REGIONAL — With a slowdown in construction during the COVID-19 pandemic, the Zone 7 Water Agency Board voted to block a scheduled increase in water connection fees in 2021.
At its Oct. 21 virtual meeting, the board decided unanimously that it won’t be raising the water connection fee by 1.7%, as it had forecast last year. The agency sets a schedule for future raises, based on an analysis of projected water demand every three to five years.
The board’s vote adopted its Finance Committee recommendation to freeze the rates. Board Vice President Angela Ramirez-Holmes said she brought up the fee freeze at the committee meeting.
“I see our community struggling in terms of development and housing,” Ramirez-Holmes said. “Also, our projects here at Zone 7 are down as well. In the past, our increases have been 3% or 4%. Now it’s time to show support for our community.”
Another study on rate-setting in 2022 will give fresh information about future needs, continued Ramirez-Holmes.

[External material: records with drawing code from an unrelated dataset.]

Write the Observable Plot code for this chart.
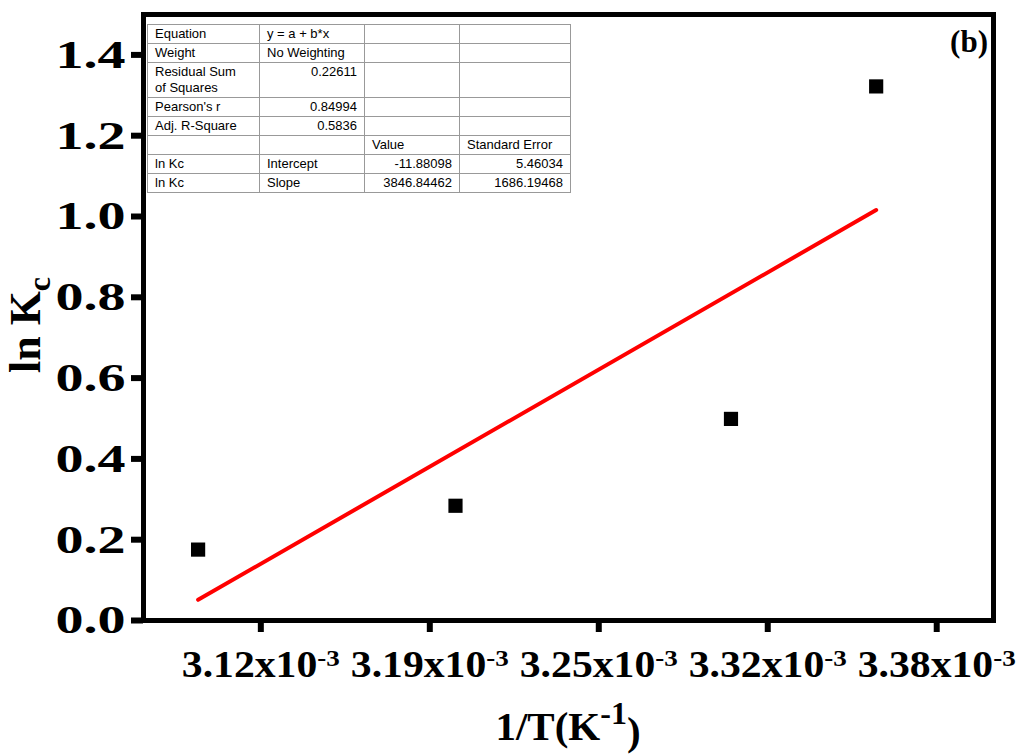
<!DOCTYPE html>
<html><head><meta charset="utf-8">
<script src="https://cdn.jsdelivr.net/npm/d3@7"></script>
<script src="https://cdn.jsdelivr.net/npm/@observablehq/plot@0.6"></script>
<style>
body{margin:0;background:#fff}
#wrap{position:relative;width:1020px;height:756px}
#tbl{position:absolute;left:147px;top:24px;border-collapse:collapse;font-family:"Liberation Sans",Arial,sans-serif;font-size:13px;background:#fff}
#tbl td{border:1px solid #999;padding:1px 7px;line-height:16px;height:16px;vertical-align:top;color:#000}
#tbl{border:1.5px solid #333}
</style></head><body>
<div id="wrap"></div>
<script>
// 1/T in units of 1e-3 K^-1, ln Kc
const invT = [3.1018, 3.197, 3.2989, 3.3526];
const lnKc = [0.1755, 0.284, 0.499, 1.322];
const xTicks = [3.125, 3.1875, 3.25, 3.3125, 3.375];
const xTickLabels = ["3.12", "3.19", "3.25", "3.32", "3.38"];
const yTicks = [0, 0.2, 0.4, 0.6, 0.8, 1.0, 1.2, 1.4];
const intercept = -11.88098, slope = 3846.84462;
const tableRows = [
  ["Equation", "y = a + b*x", "", ""],
  ["Weight", "No Weighting", "", ""],
  ["Residual Sum<br>of Squares", "0.22611", "", ""],
  ["Pearson's r", "0.84994", "", ""],
  ["Adj. R-Square", "0.5836", "", ""],
  ["", "", "Value", "Standard Error"],
  ["ln Kc", "Intercept", "-11.88098", "5.46034"],
  ["ln Kc", "Slope", "3846.84462", "1686.19468"]
];

const pts = invT.map((x, i) => ({x, y: lnKc[i]}));
const xs = [d3.min(invT), d3.max(invT)];
const fit = xs.map(x => ({x, y: intercept + slope * x * 1e-3}));

const chart = Plot.plot({
  width: 1020, height: 756,
  marginLeft: 143, marginRight: 27, marginTop: 14, marginBottom: 136,
  style: {fontFamily: "'Liberation Serif', serif", fontWeight: "bold", fontSize: "32px", color: "#000"},
  x: {domain: [3.0816, 3.396]},
  y: {domain: [0, 1.5], ticks: yTicks},
  marks: [
    Plot.axisX({ticks: xTicks, tickSize: 12, tickPadding: 18, label: null,
      tickFormat: (d, i) => xTickLabels[i]}),
    Plot.axisY({ticks: yTicks, tickSize: 12, tickPadding: 6, label: null,
      tickFormat: d3.format(".1f")}),
    Plot.line(fit, {x: "x", y: "y", stroke: "#f00", strokeWidth: 4}),
    Plot.dot(pts, {x: "x", y: "y", symbol: "square", r: 8, fill: "#000"}),
    Plot.frame({stroke: "#000", strokeWidth: 5})
  ]
});

const svg = d3.select(chart);
svg.selectAll("g[aria-label*='tick'] path, g[aria-label*='tick'] line")
  .attr("stroke-width", 6).style("stroke-width", "6px");
svg.selectAll("g[aria-label='x-axis tick label'] text").each(function() {
  const t = d3.select(this), s = t.text();
  t.style("font-size", "37px").text(s + "x10").attr("textLength", 158).attr("lengthAdjust", "spacingAndGlyphs");
  t.append("tspan").attr("dy", "-0.45em").style("font-size", "24px").text("-3");
});
svg.selectAll("g[aria-label='y-axis tick label'] text").style("font-size", "40px")
  .attr("textLength", 70).attr("lengthAdjust", "spacingAndGlyphs");
svg.append("text").attr("x", 988).attr("y", 52).attr("text-anchor", "end")
  .attr("font-family", "'Liberation Serif', serif").attr("font-weight", "bold").style("font-size", "31px").text("(b)");
const yl = svg.append("text").attr("transform", "translate(40,325) rotate(-90)").attr("text-anchor", "middle")
  .attr("font-family", "'Liberation Serif', serif").attr("font-weight", "bold").style("font-size", "44px");
yl.append("tspan").text("ln K");
yl.append("tspan").attr("dy", "0.3em").style("font-size", "32px").text("c");
const xl = svg.append("text").attr("x", 568).attr("y", 740).attr("text-anchor", "middle")
  .attr("font-family", "'Liberation Serif', serif").attr("font-weight", "bold").style("font-size", "41px");
xl.append("tspan").text("1/T(K");
xl.append("tspan").attr("dy", "-0.5em").style("font-size", "32px").text("-1");
xl.append("tspan").attr("dy", "0.5em").text(")");

const wrap = d3.select("#wrap");
wrap.append(() => chart);
const tb = wrap.append("table").attr("id", "tbl");
const widths = [97, 90, 80, 96];
tableRows.forEach(r => {
  const tr = tb.append("tr");
  r.forEach((c, j) => tr.append("td").style("width", widths[j] + "px")
    .style("text-align", (j === 1 && /^[0-9]/.test(c)) || (j >= 2 && /^[-0-9]/.test(c)) ? "right" : "left")
    .html(c));
});
</script></body></html>
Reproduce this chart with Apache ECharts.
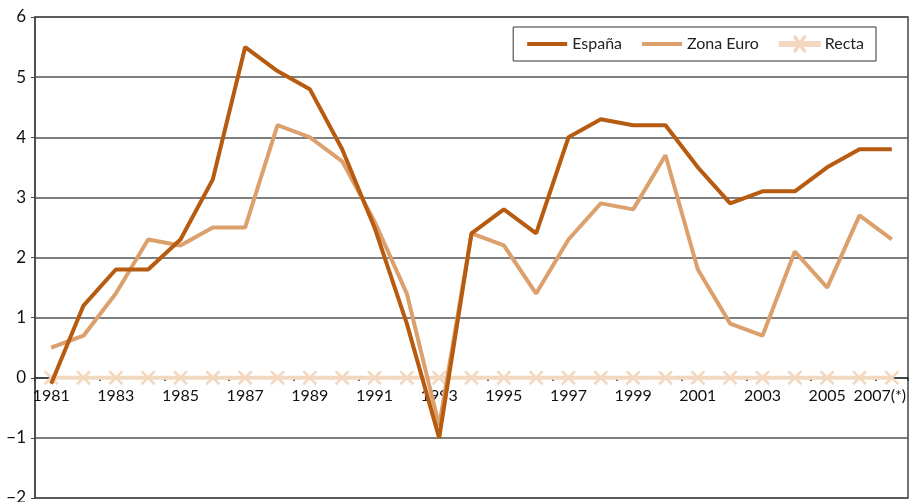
<!DOCTYPE html>
<html>
<head>
<meta charset="utf-8">
<script src="https://cdn.jsdelivr.net/npm/echarts@6/dist/echarts.min.js"></script>
<style>
  html, body { margin: 0; padding: 0; background: #fff; }
  #chart { width: 913px; height: 502px; }
</style>
</head>
<body>
<div id="chart"></div>
<script>
const years = ['1981', '1982', '1983', '1984', '1985', '1986', '1987', '1988', '1989', '1990',
  '1991', '1992', '1993', '1994', '1995', '1996', '1997', '1998', '1999', '2000',
  '2001', '2002', '2003', '2004', '2005', '2006', '2007(*)']

const espana = [-0.1, 1.2, 1.8, 1.8, 2.3, 3.3, 5.5, 5.1, 4.8, 3.8,
  2.5, 0.9, -1.0, 2.4, 2.8, 2.4, 4.0, 4.3, 4.2, 4.2,
  3.5, 2.9, 3.1, 3.1, 3.5, 3.8, 3.8]

const zonaEuro = [0.5, 0.7, 1.4, 2.3, 2.2, 2.5, 2.5, 4.2, 4.0, 3.6,
  2.6, 1.4, -0.8, 2.4, 2.2, 1.4, 2.3, 2.9, 2.8, 3.7,
  1.8, 0.9, 0.7, 2.1, 1.5, 2.7, 2.3]

const recta = years.map(() => 0)

const font = 'Lato, "DejaVu Sans", sans-serif'

// legend icons: plain line, and line with a cross for Recta
const lineIcon = 'path://M0,0 L0,0 M40,16 L40,16 M0,6 L40,6 L40,10 L0,10 Z'
const crossIcon = 'path://M0,0 L0,0 M40,16 L40,16 M0,6 L40,6 L40,10 L0,10 Z ' +
  'M14.5,1 L15.7,0.2 L25.5,15 L24.3,15.8 Z M24.3,0.2 L25.5,1 L15.7,15.8 L14.5,15 Z'

// last label is pushed left so it stays inside the frame
const categoryData = years.map((y, i) =>
  i === years.length - 1 ? { value: y, textStyle: { padding: [0, 24, 0, 0] } } : y)

const chart = echarts.init(document.getElementById('chart'), null, { renderer: 'canvas' })

chart.setOption({
  animation: false,
  textStyle: { fontFamily: font },
  grid: {
    left: 35, right: 5, top: 17, bottom: 4,
    outerBoundsMode: 'none',
    containLabel: false,
    show: true,
    borderColor: '#444',
    borderWidth: 1.5
  },
  legend: {
    top: 27,
    right: 37,
    itemWidth: 40,
    itemHeight: 16,
    itemGap: 20,
    padding: [8, 12, 8, 14],
    borderColor: '#333',
    borderWidth: 1,
    textStyle: { fontSize: 16, color: '#222', fontFamily: font },
    data: [
      { name: 'España', icon: lineIcon },
      { name: 'Zona Euro', icon: lineIcon },
      { name: 'Recta', icon: crossIcon }
    ]
  },
  xAxis: {
    type: 'category',
    data: categoryData,
    boundaryGap: true,
    position: 'bottom',
    // axis sits on the zero line (two units above the bottom of the plot)
    offset: -120,
    axisLine: { onZero: false, lineStyle: { color: '#333', width: 1.5 } },
    axisTick: { show: true, length: 3, lineStyle: { color: '#333', width: 1.5 } },
    axisLabel: {
      interval: 1,
      margin: 10,
      fontSize: 16,
      color: '#111',
      fontFamily: font
    }
  },
  yAxis: {
    type: 'value',
    min: -2,
    max: 6,
    interval: 1,
    axisLine: { show: true, lineStyle: { color: '#444', width: 1.5 } },
    axisTick: { show: true, length: 4, lineStyle: { color: '#444' } },
    axisLabel: {
      fontSize: 17,
      color: '#111',
      margin: 9,
      fontFamily: font,
      formatter: v => (v < 0 ? '\u2212' + Math.abs(v) : String(v))
    },
    splitLine: { show: true, lineStyle: { color: '#555', width: 1.5 } }
  },
  series: [
    {
      name: 'Recta',
      type: 'line',
      data: recta,
      symbol: 'path://M0,0 L10,10 M10,0 L0,10',
      symbolSize: 13,
      showSymbol: true,
      lineStyle: { color: '#f3d8c0', width: 4 },
      itemStyle: { color: '#f3d8c0', borderColor: '#f3d8c0', borderWidth: 2.5 },
      z: 2
    },
    {
      name: 'Zona Euro',
      type: 'line',
      data: zonaEuro,
      symbol: 'none',
      lineStyle: { color: '#dba06c', width: 4 },
      itemStyle: { color: '#dba06c' },
      z: 3
    },
    {
      name: 'España',
      type: 'line',
      data: espana,
      symbol: 'none',
      lineStyle: { color: '#b65b10', width: 4 },
      itemStyle: { color: '#b65b10' },
      z: 4
    }
  ]
})
</script>
</body>
</html>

General Manager Valerie Pryor agreed that 1.7% won't make a significant impact on the various payments to which the agency is obligated.
“When we do the fee study in 2022, we’ll have more information,” she said.
Board President Olivia Sanwong said she supported Ramirez-Holmes’ view that an increase in rates during a difficult economic time should not be approved.
The current, one-time only connection fee is $29,440 per unit to be paid by developers in Alameda County. Developers pay $28,250 per unit in Dougherty Valley, which is in Contra Costa County.
The discrepancy exists because in the early years of the 21st century, Dublin San Ramon Services District (DSRSD) asked Zone 7 to wheel developer-paid water to Dougherty Valley. DSRSD wanted to sell more water so it could lower the per-acre foot cost of its water treatment expansion, according to former DSRSD general manager Bob Beebe.
The fees will remain in effect until the board changes them.
In addition, the board heard a report on a Zone 7 effort to develop a virtual k-5 school program concerning water. For years, Zone 7 has conducted educational programs on the topic in all the Tri-Valley school districts. The new effort, which has run tests in some schools, will help students continue learning at home.
At the beginning of the school year, Zone 7 invited past participants into the virtual lessons. Teachers can assign water lessons as independent work for students to complete on their own or may choose to do the lessons virtually with their students. The lessons were developed by credentialed teachers who have extensive experience in water education.
The program will be expanded to other grade levels eventually, said Zone 7 spokeswoman Alexandra Bradley.
For the fourth consecutive year, directors heard news that Zone 7 has received a certificate of achievement for excellence in financial reporting from the Government Finance Officers Association. Assistant General Manager Osborn Solitei is employed as the head of finance for Zone 7.